Some mainstream commentators assert that Europe should ‘focus on boosting its structural competitiveness’ and should not ‘impose local-content requirements of its own, should not loosen state-aid rules and should not mimic the IRA’s approach to manufacturing subsidies’.
And while European Commission representatives promise additional funding to counter the US corporate handouts, they face opposition from the ‘frugal’ EU member states’, among them Germany and the Netherlands.
Indeed the EU agreement on banning the sale of combustion engines from 2035 has recently been undermined by the German and Italian vehicle industries’ strong lobbying of their governments, which about-turned and now oppose this decision. Luisa Santos of BusinessEurope, the Brussels-based lobby group claimed that ‘the EU faces more complex regulation, and higher energy costs, which is a very substantial incentive to go to the US’.

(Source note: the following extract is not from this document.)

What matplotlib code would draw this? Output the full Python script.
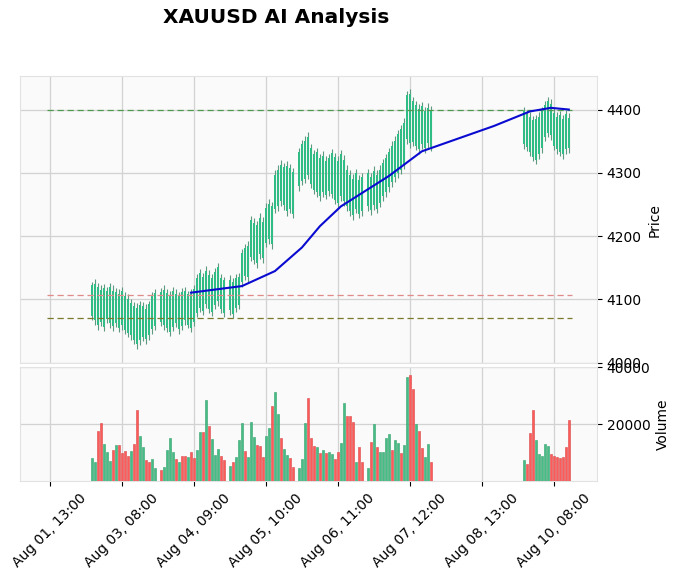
import matplotlib
matplotlib.use("Agg")
import matplotlib.pyplot as plt
import numpy as np

# bar blocks (index position of first bar, number of bars)
block_starts = [14, 37, 60, 83, 106, 158]
block_sizes = [22, 22, 22, 22, 22, 16]

lows = [4068, 4060, 4052, 4058, 4050, 4062, 4055, 4050, 4056, 4048, 4052, 4045, 4040, 4035, 4030, 4022, 4028, 4034, 4030, 4036, 4046, 4052,
        4058, 4052, 4048, 4042, 4050, 4056, 4046, 4052, 4060, 4054, 4048, 4058, 4072, 4080, 4076, 4086, 4078, 4074, 4084, 4090, 4078, 4072,
        4076, 4070, 4080, 4084, 4120, 4130, 4128, 4160, 4156, 4150, 4164, 4158, 4182, 4188, 4180, 4236, 4240, 4248, 4242, 4232, 4236, 4228,
        4272, 4280, 4284, 4290, 4276, 4266, 4262, 4256, 4262, 4258, 4264, 4260, 4250, 4246, 4256, 4248, 4240, 4232, 4226, 4236, 4228, 4232,
        4240, 4234, 4242, 4236, 4246, 4256, 4262, 4270, 4278, 4286, 4292, 4298, 4306, 4346, 4340, 4342, 4336, 4330, 4338, 4332, 4340, 4334,
        4338, 4334, 4326, 4318, 4314, 4322, 4332, 4350, 4356, 4352, 4336, 4330, 4326, 4322, 4330, 4332]
highs = [4128, 4132, 4126, 4122, 4124, 4120, 4126, 4122, 4118, 4116, 4120, 4112, 4108, 4100, 4096, 4094, 4098, 4096, 4092, 4098, 4112, 4116,
         4118, 4122, 4116, 4114, 4120, 4116, 4112, 4118, 4120, 4114, 4116, 4122, 4140, 4148, 4142, 4152, 4146, 4140, 4150, 4158, 4140, 4136,
         4138, 4134, 4140, 4142, 4180, 4188, 4192, 4232, 4228, 4224, 4236, 4230, 4252, 4258, 4254, 4304, 4312, 4320, 4316, 4318, 4314, 4308,
         4340, 4352, 4358, 4364, 4346, 4336, 4340, 4330, 4334, 4326, 4330, 4338, 4332, 4326, 4336, 4328, 4312, 4304, 4298, 4306, 4296, 4300,
         4306, 4300, 4310, 4304, 4312, 4322, 4330, 4340, 4350, 4358, 4368, 4376, 4386, 4430, 4432, 4420, 4414, 4408, 4412, 4404, 4410, 4406,
         4404, 4400, 4396, 4390, 4392, 4396, 4404, 4414, 4420, 4416, 4402, 4396, 4398, 4392, 4400, 4394]
opens = [4074, 4068, 4060, 4064, 4057, 4069, 4062, 4058, 4063, 4055, 4060, 4051, 4047, 4043, 4036, 4030, 4035, 4040, 4037, 4043, 4053, 4058,
         4064, 4059, 4055, 4049, 4057, 4062, 4053, 4058, 4067, 4060, 4055, 4064, 4079, 4087, 4082, 4093, 4085, 4080, 4091, 4097, 4085, 4078,
         4083, 4077, 4087, 4091, 4127, 4137, 4135, 4167, 4163, 4157, 4171, 4165, 4189, 4195, 4187, 4243, 4247, 4255, 4249, 4239, 4243, 4235,
         4279, 4287, 4291, 4297, 4283, 4273, 4269, 4263, 4269, 4265, 4271, 4267, 4257, 4253, 4263, 4255, 4247, 4239, 4233, 4243, 4235, 4239,
         4247, 4241, 4249, 4243, 4253, 4263, 4269, 4277, 4285, 4293, 4299, 4305, 4313, 4353, 4347, 4349, 4343, 4337, 4345, 4339, 4347, 4341,
         4345, 4341, 4333, 4325, 4321, 4329, 4339, 4357, 4363, 4359, 4343, 4337, 4333, 4329, 4337, 4339]
closes = [4122, 4124, 4120, 4115, 4118, 4113, 4120, 4114, 4112, 4109, 4113, 4106, 4101, 4094, 4089, 4087, 4091, 4090, 4085, 4092, 4105, 4110,
          4112, 4115, 4110, 4107, 4114, 4109, 4106, 4111, 4114, 4108, 4109, 4116, 4133, 4141, 4136, 4145, 4139, 4133, 4143, 4151, 4133, 4130,
          4131, 4127, 4133, 4135, 4173, 4181, 4185, 4225, 4221, 4217, 4229, 4223, 4245, 4251, 4247, 4297, 4305, 4313, 4309, 4311, 4307, 4301,
          4333, 4345, 4351, 4357, 4339, 4329, 4333, 4323, 4327, 4319, 4323, 4331, 4325, 4319, 4329, 4321, 4305, 4297, 4291, 4299, 4289, 4293,
          4299, 4293, 4303, 4297, 4305, 4315, 4323, 4333, 4343, 4351, 4361, 4369, 4379, 4423, 4425, 4413, 4407, 4401, 4405, 4397, 4403, 4399,
          4397, 4393, 4389, 4383, 4385, 4389, 4397, 4407, 4413, 4409, 4395, 4389, 4391, 4385, 4393, 4387]

volumes = [8070, 6900, 17650, 20350, 13090, 10390, 7120, 10980, 12740, 12740, 9820, 10630, 8880, 10630, 13090, 25020, 15900, 11890, 7470, 6900, 7720, 4560,
           3960, 5130, 10980, 15080, 10390, 7720, 6900, 8880, 8880, 8420, 10390, 8070, 10980, 17420, 17420, 28530, 19400, 14740, 9230, 11230, 8880, 7470,
           5370, 6880, 8420, 14490, 20350, 10740, 8420, 20700, 15650, 12740, 12390, 8420, 15900, 18600, 26420, 31440, 23510, 15090, 11230, 9230, 8070, 4910,
           4560, 7900, 20350, 29120, 15090, 12390, 11930, 10040, 10980, 10040, 10390, 9470, 7830, 10280, 13330, 27370, 22910, 22910, 20920, 6880, 11930, 6770,
           4560, 13900, 20000, 11930, 10390, 10390, 15090, 16600, 11000, 14490, 13540, 9830, 12740, 36490, 37300, 32280, 20000, 17650, 11580, 8630, 13090, 6670,
           7470, 6070, 17060, 25020, 14490, 9580, 8980, 13090, 12390, 9470, 8980, 8630, 8070, 8630, 11930, 21510]
# 1 = up (green), 0 = down (red)
vol_up = [1, 1, 0, 0, 1, 1, 1, 0, 1, 0, 0, 0, 0, 1, 0, 0, 1, 1, 0, 0, 1, 1,
          0, 1, 1, 1, 1, 0, 1, 0, 0, 1, 0, 0, 1, 1, 0, 1, 0, 1, 1, 1, 0, 0,
          1, 0, 1, 1, 1, 0, 1, 1, 1, 0, 0, 0, 1, 1, 0, 1, 1, 0, 1, 1, 0, 0,
          1, 1, 1, 0, 0, 0, 1, 0, 1, 0, 1, 1, 0, 0, 1, 1, 0, 0, 0, 1, 0, 0,
          1, 0, 1, 0, 1, 1, 1, 1, 0, 1, 1, 0, 1, 1, 0, 0, 1, 0, 0, 1, 1, 0,
          1, 0, 0, 0, 1, 1, 1, 1, 1, 0, 0, 0, 0, 0, 0, 0]

# blue trend line
ma_idx = [47, 64, 75, 84, 90, 97, 113, 124, 148, 160, 167, 173]
ma_vals = [4110.6, 4121, 4144.7, 4182, 4215.7, 4247, 4295, 4334, 4374, 4397, 4402.7, 4400]

levels = [4400, 4107, 4071]
level_colors = ['#4f9a4f', '#e08a8a', '#7a7a2a']

tick_labels = ['Aug 01, 13:00', 'Aug 03, 08:00', 'Aug 04, 09:00', 'Aug 05, 10:00',
               'Aug 06, 11:00', 'Aug 07, 12:00', 'Aug 08, 13:00', 'Aug 10, 08:00']

x = np.concatenate([np.arange(s, s + n) for s, n in zip(block_starts, block_sizes)])
opens = np.array(opens); closes = np.array(closes)
lows = np.array(lows); highs = np.array(highs)

fig = plt.figure(figsize=(6.79, 5.78), dpi=100)
ax1 = fig.add_axes([0.0295, 0.3715, 0.8498, 0.497])
ax2 = fig.add_axes([0.0295, 0.1673, 0.8498, 0.197], sharex=ax1)

for ax in (ax1, ax2):
    ax.set_facecolor('#fafafa')
    ax.grid(True, color='#d2d2d2', linewidth=0.9)
    ax.set_axisbelow(True)
    for sp in ax.spines.values():
        sp.set_color('#e2e2e2')
    ax.yaxis.tick_right()
    ax.yaxis.set_label_position('right')
    ax.tick_params(labelsize=10)

green = '#2fbd85'
ax1.vlines(x, lows, highs, color='#5d9b80', linewidth=0.8, zorder=2)
ax1.bar(x, closes - opens, bottom=opens, width=0.62, color=green, linewidth=0, zorder=3)

ax1.plot(ma_idx, ma_vals, color='#0a0ad0', linewidth=1.5, zorder=4)
for lv, c in zip(levels, level_colors):
    ax1.hlines(lv, -1, 174, colors=c, linestyles=(0, (5, 3)), linewidth=0.9, zorder=3)

ax1.set_ylim(3999, 4453)
ax1.set_yticks([4000, 4100, 4200, 4300, 4400])
ax1.set_ylabel('Price', fontsize=10)
ax1.tick_params(axis='x', length=0, labelbottom=False)

vcols = ['#45bd85' if u else '#ff5a5a' for u in vol_up]
ecols = ['#34a06e' if u else '#d84848' for u in vol_up]
ax2.bar(x, volumes, width=0.9, color=vcols, edgecolor=ecols, linewidth=0.4, zorder=3)
ax2.set_ylim(0, 40000)
ax2.set_yticks([20000, 40000])
ax2.set_ylabel('Volume', fontsize=10)

ax2.set_xlim(-10, 182.4)
ax2.set_xticks(np.arange(0, 169, 24))
ax2.set_xticklabels(tick_labels, rotation=45, ha='center')

fig.text(0.407, 0.969, 'XAUUSD AI Analysis', fontsize=14.5, fontweight='bold',
         ha='center', va='center')

fig.savefig('out.png', dpi=100)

Europe needs to do more to boost supply-chain self-sufficiency in renewable energy, Catherine MacGregor, head of the French utility Engie, has warned. A ‘big chunk’ of Engie’s ten-gigawatt battery capacity target by 2030 would be realised in the US, she said. The US scheme should inspire Europe, including in rewarding not only companies that produce goods domestically but also those that ‘buy local’. France has promised a ‘Buy European Act’ but this has not been supported by other EU states so far.
Enterprise policy
The EU says its industrial policy ‘aims to strengthen the competitiveness of EU industry and to promote a more sustainable, resilient and digitalised economy that creates jobs’. It launched a new vision in 2020 and renewed it a year later, focusing on the autonomy of the union and on the green and digital transitions in European industry.
EU industrial policy should expand into an enterprise policy, encompassing all areas of entrepreneurship as well as including services and the public sector. The public dimension should not be confined to policy but embrace activity in growing state or partly state-owned commercial firms. Public procurement is responsible for around 15 per cent of EU gross domestic product and it should be utilised strategically to encourage investment in the green transition.
The EU should reform its suites of subsidies to industry by imposing conditionality, on pay and conditions for workers and climate measures, while finally seeking to regulate corporate subsidies in future international trade agreements. The actual level of subsidies (direct, indirect and via tax breaks) to industry and services, including by member states, should be assessed and the EU should encourage co-operation in supporting innovation and start-ups.
There should be a policy return to ‘national champions’ but now focused on successful large indigenous firms in one state co-operating with firms in their sector across the union. Where Europe is weak in technology, it should use enterprise policy to drive greater co-operation and innovation within the huge single market.
The EU must build a type of globalisation that safely executes the green transition, where incomes are more equally shared and where supply chains are more European-focused.
Paul Sweeney was chief economist with the Irish Congress of Trade Unions for a decade.